While it is admittedly a side dish, this ragout is still complex! I used a combination of szechuan chilies and chili flakes, coupled with ground cumin, to give the lamb a more fragrant and spiced flavor profile. We have your usual aromatics in there too in onions and garlic, sweated out, then pureed with charred tomatoes, and all of that is layered in together to give the lamb a lovely flavor, similar to a Bolognese, with casual Taiwanese influences. The eggplant, on the other hand, is more inspired by the misoyaki treatment you might find on fish, but in this case, with Japanese eggplant. I used Japanese eggplant because it is thinner, so I could get a faster marinade on it. That and my cutting board at home that I normally use is really small, so I was too lazy to chop up a giant Italian one for this. The eggplant is marinated with miso, specifically white miso which is sweeter and pleasant, mirin, cooking sake, and a little sugar for that caramelization. That marinade not only brines the eggplant, but gives it a gorgeous brown finish when it is seared! All in all, you have this unctuous, melt-in-the-mouth eggplant with a robust ragout. I would happily eat this with a carb of my choosing almost every week if I could!
Makes 4 servings:
For the lamb ragout:
1/4 pound lamb leg, cut into 1-inch cubes
1 tsp ground szechuan peppercorns
1/4 tsp ground cumin
a pinch of salt
oil
3 Roma tomatoes
1 onion
3 cloves garlic, minced
2 tbsp granulated sugar
2 tbsp dried chili flakes
2 cups beef stock
Toss the lamb with the ground peppercorns, cumin, and salt. Sear the lamb in a lightly oiled pan until golden brown on each side. Remove the lamb pieces from heat. Halve the tomatoes and onions. Sear the tomatoes and onions in that same pan until the tomatoes are blackened on one side, and the onions are wilted. Transfer the onions and tomatoes to a blender and add to that blender the sugar. Then in that same pan, saute off the garlic with the chili flakes until the garlic is lightly browned. Transfer the garlic and chili flakes into the blender with the tomatoes and onions, and puree those ingredients with the beef stock. Pass the liquid through a sieve into a deep enough oven-proof pot to contain all of the liquid and lamb. Return the lamb to the pot and cook everything on low heat, with the pot covered, for 30 minutes. Then bake the pot at 325 degrees F for another hour. Shred the lamb with two forks.

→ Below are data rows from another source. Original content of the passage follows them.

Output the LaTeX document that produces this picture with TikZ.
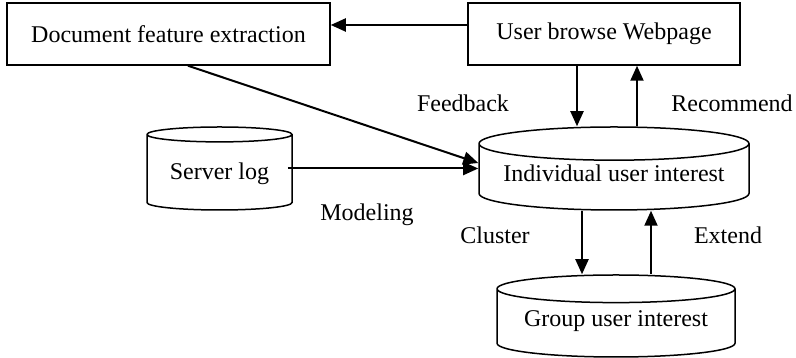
\documentclass[tikz,border=0pt]{standalone}
\usepackage{fontspec}
\setmainfont{Liberation Serif}
\usepackage{tikz}
\usetikzlibrary{arrows.meta}
\usetikzlibrary{positioning,calc,shapes.geometric}

\begin{document}
\begin{tikzpicture}[x=1pt,y=1pt,>={Triangle[length=15pt,width=13pt]},
	font=\fontsize{24}{28}\selectfont,
	box/.style={draw,line width=1.5pt,inner sep=0pt},
	store/.style={draw,line width=1.5pt,cylinder,shape border rotate=90,aspect=0.15,inner sep=0pt,anchor=shape center},
	flow/.style={line width=2pt,->}]
	\useasboundingbox (0,0) rectangle (796,358);
	\node[box,minimum width=323,minimum height=62] (doc) at (168.5,324) {Document feature extraction};
	\node[box,minimum width=272,minimum height=62] (web) at (604,324) {User browse Webpage};
	\node[store,minimum width=270,minimum height=83] (indiv) at (614,189.5) {\phantom{Individual user interest}};
	\node[store,minimum width=145,minimum height=83] (slog) at (219.5,189.5) {\phantom{Server log}};
	\node[store,minimum width=238,minimum height=82] (group) at (616,42) {\phantom{Group user interest}};
	% texts of the stores
	\node (indivtxt) at ([yshift=-5]indiv.shape center) {Individual user interest};
	\node (slogtxt) at ([yshift=-5]slog.shape center) {Server log};
	\node (grouptxt) at ([yshift=-5]group.shape center) {Group user interest};
	% labels
	\node (fb) at (463,255) {Feedback};
	\node (rec) at (732,255) {Recommend};
	\node (mod) at (367,143) {Modeling};
	\node (clu) at (495,123) {Cluster};
	\node (ext) at (728,123) {Extend};
	% flows
	\draw[flow] ($(web.west)+(0,9)$) -- ($(doc.east)+(0,9)$);
	\draw[flow] ([xshift=-27]web.south) -- ([xshift=-27]web.south |- indiv.north);
	\draw[flow] ([xshift=33]web.south |- indiv.north) -- ([xshift=33]web.south);
	\draw[flow] ([xshift=-5]slog.east |- slog.shape center) -- (indiv.west |- slog.shape center);
	\draw[flow] ([xshift=19.5]doc.south) -- ([yshift=5.5]indiv.shape center -| indiv.west);
	\draw[flow] ([xshift=-32]indiv.south) -- ([xshift=-32]indiv.south |- group.north);
	\draw[flow] ([xshift=37]indiv.south |- group.north) -- ([xshift=37]indiv.south);
\end{tikzpicture}
\end{document}
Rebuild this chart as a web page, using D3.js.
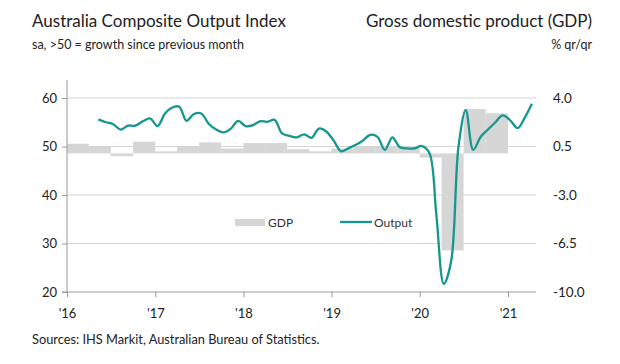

For the marinated eggplant:
2 Japanese eggplant
2 tbsp white miso paste
2 tbsp mirin
2 tbsp cooking sake
1 tsp granulated sugar
Oil
Halve the eggplant lengthwise and score the flesh side. Mix the other ingredients to form your marinade and submerge the eggplant in that, flesh side down, for 30 minutes. Sear the eggplants in a lightly oiled pan for 3 minutes on each side.
To plate:
Start with the ragout on the bottom, and garnish the top with the eggplant to finish.